OMIC does not argue that the language of its policy entitles it to offset the PIP benefits it paid to plaintiffs against its liability limits. It relies solely on what it claims ORS 743.835 should be interpreted to mean in the light of the statutory scheme of ORS 743.825 to 743.830. As noted, the language of ORS 743.835 is clear. For these reasons we conclude, as we did in Kessler, that OMIC’s policy commits it to pay whatever its insured becomes liable to pay up to its $50,000 liability limits and that it is not entitled to offset the $10,000 PIP benefits paid to plaintiffs against its liability limits.

Affirmed.

Before 1975, ORS 743.835 read:

“Payment of any benefit required by ORS 743.800 to or for any insured and any payment required by ORS 743.825 to any health insurer or health care service contractor shall be applied in reduction of the amount of damage that the insured may be entitled to recover from any insurer under bodily liability or uninsured motorist coverage for the same accident.”

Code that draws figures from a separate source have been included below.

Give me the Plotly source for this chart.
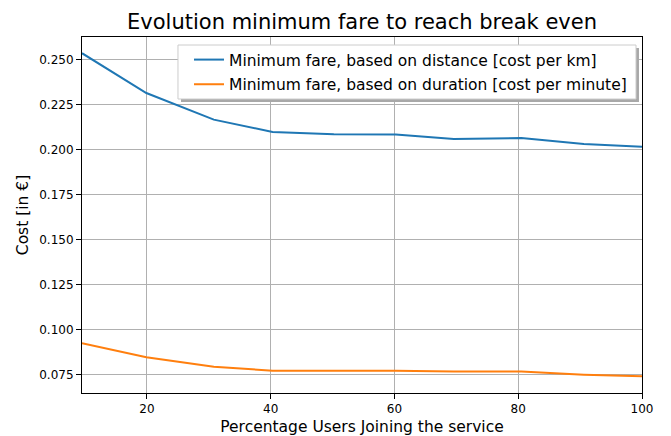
import plotly.graph_objects as go

x_pct = [9.5, 19.9, 30.8, 40.3, 50.2, 60.2, 69.6, 80.5, 90.6, 100.0]
dist_cost = [0.2537, 0.2316, 0.2168, 0.2100, 0.2087, 0.2085, 0.2061, 0.2066, 0.2033, 0.2017]
dur_cost = [0.0926, 0.0848, 0.0796, 0.0774, 0.0773, 0.0774, 0.0770, 0.0769, 0.0752, 0.0743]

name_dist = "Minimum fare, based on distance [cost per km]"
name_dur = "Minimum fare, based on duration [cost per minute]"

x_ticks = [20, 40, 60, 80, 100]
y_ticks = [0.075, 0.100, 0.125, 0.150, 0.175, 0.200, 0.225, 0.250]
y_ticklabels = ["0.075", "0.100", "0.125", "0.150", "0.175", "0.200", "0.225", "0.250"]

FONT = "DejaVu Sans"

fig = go.Figure()
fig.add_trace(go.Scatter(x=x_pct, y=dist_cost, mode="lines", name=name_dist,
                         legendgroup="a",
                         line=dict(color="#1f77b4", width=2)))
fig.add_trace(go.Scatter(x=x_pct, y=dur_cost, mode="lines", name=name_dur,
                         legendgroup="b",
                         line=dict(color="#ff7f0e", width=2)))

# legend frame: shadow + box (paper coordinates)
fig.add_shape(type="rect", xref="paper", yref="paper",
              x0=0.1768, x1=0.9946, y0=0.8174, y1=0.9691,
              fillcolor="#a8a8a8", line=dict(width=0), layer="above")
fig.add_shape(type="rect", xref="paper", yref="paper",
              x0=0.1714, x1=0.9893, y0=0.8258, y1=0.9775,
              fillcolor="white", line=dict(color="#cccccc", width=1), layer="above")

fig.update_layout(
    width=671, height=436,
    margin=dict(l=82, r=29, t=37, b=43, autoexpand=False),
    paper_bgcolor="white", plot_bgcolor="white",
    font=dict(family=FONT, color="black", size=12),
    title=dict(text="Evolution minimum fare to reach break even",
               x=0.5, xanchor="center", xref="paper", y=0.9495, yanchor="middle",
               font=dict(size=21, family=FONT, color="black")),
    legend=dict(x=0.1911, y=0.9831, xanchor="left", yanchor="top",
                bgcolor="rgba(0,0,0,0)", borderwidth=0,
                font=dict(size=15.5, family=FONT, color="black"),
                tracegroupgap=1.5, itemwidth=30),
    showlegend=True,
)

fig.update_xaxes(range=[9.5, 100], tickvals=x_ticks, ticks="outside", ticklen=5,
                 automargin=False,
                 tickcolor="black", showline=True, linecolor="black", linewidth=1,
                 mirror=True, showgrid=True, gridcolor="#b0b0b0", gridwidth=1,
                 zeroline=False, tickfont=dict(size=12, family=FONT),
                 title=dict(text="Percentage Users Joining the service",
                            font=dict(size=15.5, family=FONT), standoff=9))
fig.update_yaxes(range=[0.0650, 0.2627], tickvals=y_ticks, ticktext=y_ticklabels,
                 ticks="outside", ticklen=5, automargin=False,
                 tickcolor="black", showline=True, linecolor="black", linewidth=1,
                 mirror=True, showgrid=True, gridcolor="#b0b0b0", gridwidth=1,
                 zeroline=False, tickfont=dict(size=12, family=FONT),
                 title=dict(text="Cost [in €]", font=dict(size=15.5, family=FONT), standoff=6))

fig.write_html("out.html", config={"displayModeBar": False},
               post_script="document.body.style.margin='0';")
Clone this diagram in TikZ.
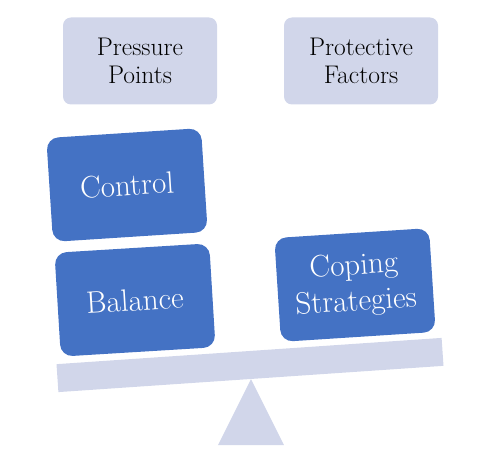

*551It was amended in 1975 (Or Laws 1975, ch 784, § 10) to read:

“Payment by a motor vehicle liability insurer of personal injury protection benefits for its own insured shall be applied in reduction of the amount of damage that the insured may be entitled to recover from his insurer under uninsured motorist coverage for the same accident.”

The policy in Kessler contained a provision whereby the insurance company promised to pay damages for which its insured “becomes legally responsible because of an auto accident.” 68 Or App at 188.